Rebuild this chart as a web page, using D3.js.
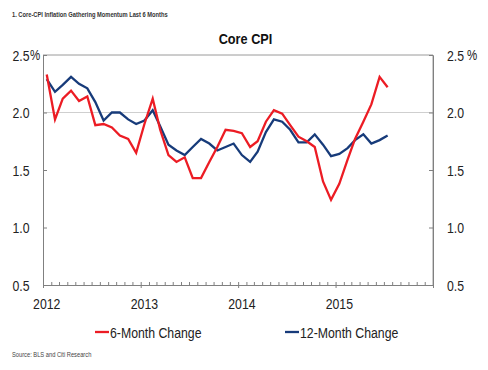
<!DOCTYPE html>
<html>
<head>
<meta charset="utf-8">
<script src="https://cdn.jsdelivr.net/npm/d3@7"></script>
<style>
    body { margin: 0; background: #fff; }
    svg text { font-family: "Liberation Sans", Arial, sans-serif; }
</style>
</head>
<body>
<div id="chart"></div>
<script>
// Monthly readings, Jan 2012 .. Jul 2015 (plotted mid-month)
const startYear = 2012;
const sixMonth = [2.33, 1.94, 2.12, 2.19, 2.10, 2.14, 1.89, 1.90, 1.87, 1.80, 1.77, 1.65,
                  1.90, 2.12, 1.85, 1.63, 1.57, 1.61, 1.43, 1.43, 1.57, 1.70, 1.85, 1.84,
                  1.82, 1.70, 1.75, 1.92, 2.02, 1.99, 1.89, 1.79, 1.75, 1.70, 1.40, 1.24,
                  1.38, 1.59, 1.77, 1.92, 2.07, 2.31, 2.22];
const twelveMonth = [2.29, 2.18, 2.24, 2.31, 2.25, 2.21, 2.09, 1.93, 2.00, 2.00, 1.94, 1.90,
                     1.93, 2.02, 1.88, 1.72, 1.67, 1.63, 1.70, 1.77, 1.73, 1.67, 1.70, 1.73,
                     1.63, 1.57, 1.66, 1.83, 1.94, 1.92, 1.85, 1.74, 1.74, 1.81, 1.72, 1.62,
                     1.64, 1.69, 1.76, 1.81, 1.73, 1.76, 1.80];
const yTicks = [0.5, 1.0, 1.5, 2.0, 2.5];
const yearLabels = ["2012", "2013", "2014", "2015"];
const seriesNames = ["6-Month Change", "12-Month Change"];
const seriesColors = ["#ec1c24", "#173b7a"];

const width = 488, height = 370;
const plot = { left: 43, right: 433, top: 55, bottom: 285 };
const squeeze = 0.82; // no narrow face installed, so squeeze the regular one

const svg = d3.select("#chart").append("svg")
    .attr("width", width)
    .attr("height", height);

// Text helper: places a horizontally condensed label
function label(parent, x, y, str, size, opts = {}) {
    return parent.append("text")
        .attr("transform", `translate(${x},${y}) scale(${squeeze},1)`)
        .attr("font-size", size)
        .attr("font-weight", opts.weight || "normal")
        .attr("text-anchor", opts.anchor || "start")
        .attr("fill", opts.fill || "#222")
        .text(str);
}

// Scales
const x = d3.scaleTime()
    .domain([new Date(2012, 0, 1), new Date(2016, 0, 1)])
    .range([plot.left, plot.right]);
const y = d3.scaleLinear()
    .domain([0.5, 2.5])
    .range([plot.bottom, plot.top]);

const dates = sixMonth.map((d, i) => new Date(startYear, i, 15));

// Header text
label(svg, 12, 17, "1. Core-CPI Inflation Gathering Momentum Last 6 Months", 7, { weight: "bold", fill: "#333" });
label(svg, 245.5, 43.5, "Core CPI", 15.5, { weight: "bold", anchor: "middle", fill: "#111" });

// Grid line at 2.0 only
svg.append("line")
    .attr("x1", plot.left).attr("x2", plot.right)
    .attr("y1", y(2.0)).attr("y2", y(2.0))
    .attr("stroke", "#cfcfcf").attr("stroke-width", 1);

// Frame: top and right lighter, left and bottom axis darker
svg.append("path")
    .attr("d", `M${plot.left},${plot.top}H${plot.right}V${plot.bottom}`)
    .attr("fill", "none").attr("stroke", "#9a9a9a").attr("stroke-width", 1);

// Y axes (ticks pointing inward)
const leftAxis = d3.axisLeft(y).tickValues(yTicks).tickSizeInner(-4).tickSizeOuter(0).tickFormat("");
const rightAxis = d3.axisRight(y).tickValues(yTicks).tickSizeInner(-4).tickSizeOuter(0).tickFormat("");
svg.append("g").attr("transform", `translate(${plot.left},0)`).call(leftAxis);
svg.append("g").attr("transform", `translate(${plot.right},0)`).call(rightAxis);

// X axis: monthly ticks up, yearly ticks down
const months = d3.timeMonth.range(new Date(2012, 0, 1), new Date(2016, 0, 2));
const years = d3.timeYear.range(new Date(2012, 0, 1), new Date(2016, 0, 2));
const bottomMinor = d3.axisBottom(x).tickValues(months).tickSizeInner(-3).tickSizeOuter(0).tickFormat("");
const bottomMajor = d3.axisBottom(x).tickValues(years).tickSizeInner(3).tickSizeOuter(0).tickFormat("");
svg.append("g").attr("transform", `translate(0,${plot.bottom})`).call(bottomMinor);
svg.append("g").attr("transform", `translate(0,${plot.bottom})`).call(bottomMajor);

svg.selectAll(".domain").attr("stroke", "#808080");
svg.selectAll(".tick line").attr("stroke", "#808080");

// Y tick labels on both sides
const yLabels = svg.append("g");
yTicks.forEach(d => {
    label(yLabels, 29.5, y(d) + 5.5, d.toFixed(1), 15, { anchor: "end" });
    label(yLabels, 447, y(d) + 5.5, d.toFixed(1), 15);
});
label(yLabels, 30, y(2.5) + 4.5, "%", 14);
label(yLabels, 467, y(2.5) + 4.5, "%", 14);

// Year labels centred on January points
const xLabels = svg.append("g");
yearLabels.forEach(d => {
    label(xLabels, x(new Date(+d, 0, 15)), 308.5, d, 15, { anchor: "middle" });
});

// Lines
const line = d3.line()
    .x((d, i) => x(dates[i]))
    .y(d => y(d));
[twelveMonth, sixMonth].forEach((series, k) => {
    svg.append("path")
        .datum(series)
        .attr("d", line)
        .attr("fill", "none")
        .attr("stroke", seriesColors[1 - k])
        .attr("stroke-width", 2.3)
        .attr("stroke-linejoin", "miter");
});

// Legend
const legendX = [95, 285];
seriesNames.forEach((name, k) => {
    const g = svg.append("g").attr("transform", `translate(${legendX[k]},332)`);
    g.append("line")
        .attr("x1", 0).attr("x2", 14).attr("y1", 0).attr("y2", 0)
        .attr("stroke", seriesColors[k]).attr("stroke-width", 2.3);
    label(g, 15, 5.5, name, 15);
});

// Source
label(svg, 12, 357, "Source: BLS and Citi Research", 7, { fill: "#444" });
</script>
</body>
</html>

◇ ◇ ◇ ◇

WRITTEN PROBLEM: Repeat the lines above exactly, and keep every picture out.

TASK OUTPUT:
Rebuild this chart as a web page, using D3.js.
<!DOCTYPE html>
<html>
<head>
<meta charset="utf-8">
<script src="https://cdn.jsdelivr.net/npm/d3@7"></script>
<style>
    body { margin: 0; background: #fff; }
    svg text { font-family: "Liberation Sans", Arial, sans-serif; }
</style>
</head>
<body>
<div id="chart"></div>
<script>
// Monthly readings, Jan 2012 .. Jul 2015 (plotted mid-month)
const startYear = 2012;
const sixMonth = [2.33, 1.94, 2.12, 2.19, 2.10, 2.14, 1.89, 1.90, 1.87, 1.80, 1.77, 1.65,
                  1.90, 2.12, 1.85, 1.63, 1.57, 1.61, 1.43, 1.43, 1.57, 1.70, 1.85, 1.84,
                  1.82, 1.70, 1.75, 1.92, 2.02, 1.99, 1.89, 1.79, 1.75, 1.70, 1.40, 1.24,
                  1.38, 1.59, 1.77, 1.92, 2.07, 2.31, 2.22];
const twelveMonth = [2.29, 2.18, 2.24, 2.31, 2.25, 2.21, 2.09, 1.93, 2.00, 2.00, 1.94, 1.90,
                     1.93, 2.02, 1.88, 1.72, 1.67, 1.63, 1.70, 1.77, 1.73, 1.67, 1.70, 1.73,
                     1.63, 1.57, 1.66, 1.83, 1.94, 1.92, 1.85, 1.74, 1.74, 1.81, 1.72, 1.62,
                     1.64, 1.69, 1.76, 1.81, 1.73, 1.76, 1.80];
const yTicks = [0.5, 1.0, 1.5, 2.0, 2.5];
const yearLabels = ["2012", "2013", "2014", "2015"];
const seriesNames = ["6-Month Change", "12-Month Change"];
const seriesColors = ["#ec1c24", "#173b7a"];

const width = 488, height = 370;
const plot = { left: 43, right: 433, top: 55, bottom: 285 };
const squeeze = 0.82; // no narrow face installed, so squeeze the regular one

const svg = d3.select("#chart").append("svg")
    .attr("width", width)
    .attr("height", height);

// Text helper: places a horizontally condensed label
function label(parent, x, y, str, size, opts = {}) {
    return parent.append("text")
        .attr("transform", `translate(${x},${y}) scale(${squeeze},1)`)
        .attr("font-size", size)
        .attr("font-weight", opts.weight || "normal")
        .attr("text-anchor", opts.anchor || "start")
        .attr("fill", opts.fill || "#222")
        .text(str);
}

// Scales
const x = d3.scaleTime()
    .domain([new Date(2012, 0, 1), new Date(2016, 0, 1)])
    .range([plot.left, plot.right]);
const y = d3.scaleLinear()
    .domain([0.5, 2.5])
    .range([plot.bottom, plot.top]);

const dates = sixMonth.map((d, i) => new Date(startYear, i, 15));

// Header text
label(svg, 12, 17, "1. Core-CPI Inflation Gathering Momentum Last 6 Months", 7, { weight: "bold", fill: "#333" });
label(svg, 245.5, 43.5, "Core CPI", 15.5, { weight: "bold", anchor: "middle", fill: "#111" });

// Grid line at 2.0 only
svg.append("line")
    .attr("x1", plot.left).attr("x2", plot.right)
    .attr("y1", y(2.0)).attr("y2", y(2.0))
    .attr("stroke", "#cfcfcf").attr("stroke-width", 1);

// Frame: top and right lighter, left and bottom axis darker
svg.append("path")
    .attr("d", `M${plot.left},${plot.top}H${plot.right}V${plot.bottom}`)
    .attr("fill", "none").attr("stroke", "#9a9a9a").attr("stroke-width", 1);

// Y axes (ticks pointing inward)
const leftAxis = d3.axisLeft(y).tickValues(yTicks).tickSizeInner(-4).tickSizeOuter(0).tickFormat("");
const rightAxis = d3.axisRight(y).tickValues(yTicks).tickSizeInner(-4).tickSizeOuter(0).tickFormat("");
svg.append("g").attr("transform", `translate(${plot.left},0)`).call(leftAxis);
svg.append("g").attr("transform", `translate(${plot.right},0)`).call(rightAxis);

// X axis: monthly ticks up, yearly ticks down
const months = d3.timeMonth.range(new Date(2012, 0, 1), new Date(2016, 0, 2));
const years = d3.timeYear.range(new Date(2012, 0, 1), new Date(2016, 0, 2));
const bottomMinor = d3.axisBottom(x).tickValues(months).tickSizeInner(-3).tickSizeOuter(0).tickFormat("");
const bottomMajor = d3.axisBottom(x).tickValues(years).tickSizeInner(3).tickSizeOuter(0).tickFormat("");
svg.append("g").attr("transform", `translate(0,${plot.bottom})`).call(bottomMinor);
svg.append("g").attr("transform", `translate(0,${plot.bottom})`).call(bottomMajor);

svg.selectAll(".domain").attr("stroke", "#808080");
svg.selectAll(".tick line").attr("stroke", "#808080");

// Y tick labels on both sides
const yLabels = svg.append("g");
yTicks.forEach(d => {
    label(yLabels, 29.5, y(d) + 5.5, d.toFixed(1), 15, { anchor: "end" });
    label(yLabels, 447, y(d) + 5.5, d.toFixed(1), 15);
});
label(yLabels, 30, y(2.5) + 4.5, "%", 14);
label(yLabels, 467, y(2.5) + 4.5, "%", 14);

// Year labels centred on January points
const xLabels = svg.append("g");
yearLabels.forEach(d => {
    label(xLabels, x(new Date(+d, 0, 15)), 308.5, d, 15, { anchor: "middle" });
});

// Lines
const line = d3.line()
    .x((d, i) => x(dates[i]))
    .y(d => y(d));
[twelveMonth, sixMonth].forEach((series, k) => {
    svg.append("path")
        .datum(series)
        .attr("d", line)
        .attr("fill", "none")
        .attr("stroke", seriesColors[1 - k])
        .attr("stroke-width", 2.3)
        .attr("stroke-linejoin", "miter");
});

// Legend
const legendX = [95, 285];
seriesNames.forEach((name, k) => {
    const g = svg.append("g").attr("transform", `translate(${legendX[k]},332)`);
    g.append("line")
        .attr("x1", 0).attr("x2", 14).attr("y1", 0).attr("y2", 0)
        .attr("stroke", seriesColors[k]).attr("stroke-width", 2.3);
    label(g, 15, 5.5, name, 15);
});

// Source
label(svg, 12, 357, "Source: BLS and Citi Research", 7, { fill: "#444" });
</script>
</body>
</html>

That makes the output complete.